According to Knight Frank Research, 1.07 million sq ft of office space was transacted in Q4 FY13.
New Delhi: Office space leasing fell by 25 percent during 2012-13 fiscal at 5.8 million sq ft due to uncertainties in the global economy and slowdown in IT/ITeS sector, global property consultant Knight Frank said on Tuesday.
"The NCR office market showed steady absorption levels in H1 FY13 followed by a dip in H2 FY13. The city's office market clocked absorption of approximately 5.8 million sq ft during FY13, falling short by 25 percent compared to FY12," Knight Frank said in a report.
The consultant noted that impending uncertainties over the global economic scenario have lent a cautious outlook to the market and office space demand has been restrained in FY13 compared to FY12 in most major cities of the country, NCR being no exception.
"While the NCR market has a well-diversified office occupier base, the IT/ITeS sector contributes to about 42 percent of the total office demand. Hence, a slowdown in the IT/ITeS industry has adversely impacted demand," the report said.
According to Knight Frank Research, 1.07 million sq ft of office space was transacted in Q4 FY13, thus showing a fall of 11 percent compared to the same quarter last year.
American Express, Fiserv, Jacob?s, HCL, Micromax and Google were the top space occupiers in Q4 FY13 and accounted for approximately 75 percent of office absorption.
In Q4 FY13, about 89 percent of the total office space transacted in the NCR was taken up in Gurgaon and Noida, the report added.
On the outlook, Knight Frank said that corporate leasing activity is expected to remain muted in the coming quarters.

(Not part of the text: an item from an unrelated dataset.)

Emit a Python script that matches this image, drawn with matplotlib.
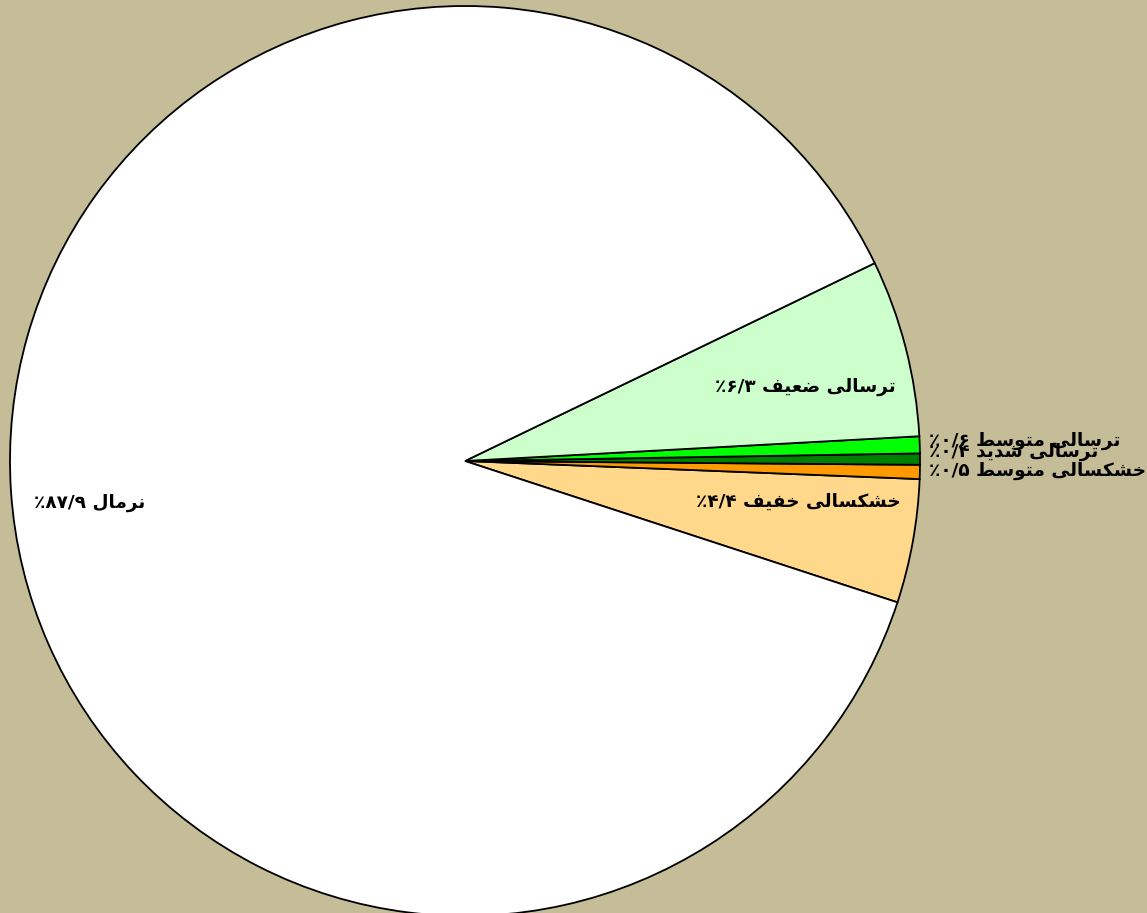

"Majority of the office space demand is expected to come from relocation and consolidation as companies are deferring there expansion plans. IT/ITeS giants are concentrating on their existing real estate portfolio and working towards improving the current space efficiencies," the report said.
The office space supply is expected to be constrained as there are delays in the execution of commercial projects in the peripheral business districts of Noida and Gurgaon, leading to limited options for tenants.
Consequently, the consultant sees rental appreciation in the coming quarters in certain established micro-markets within Noida and Gurgaon.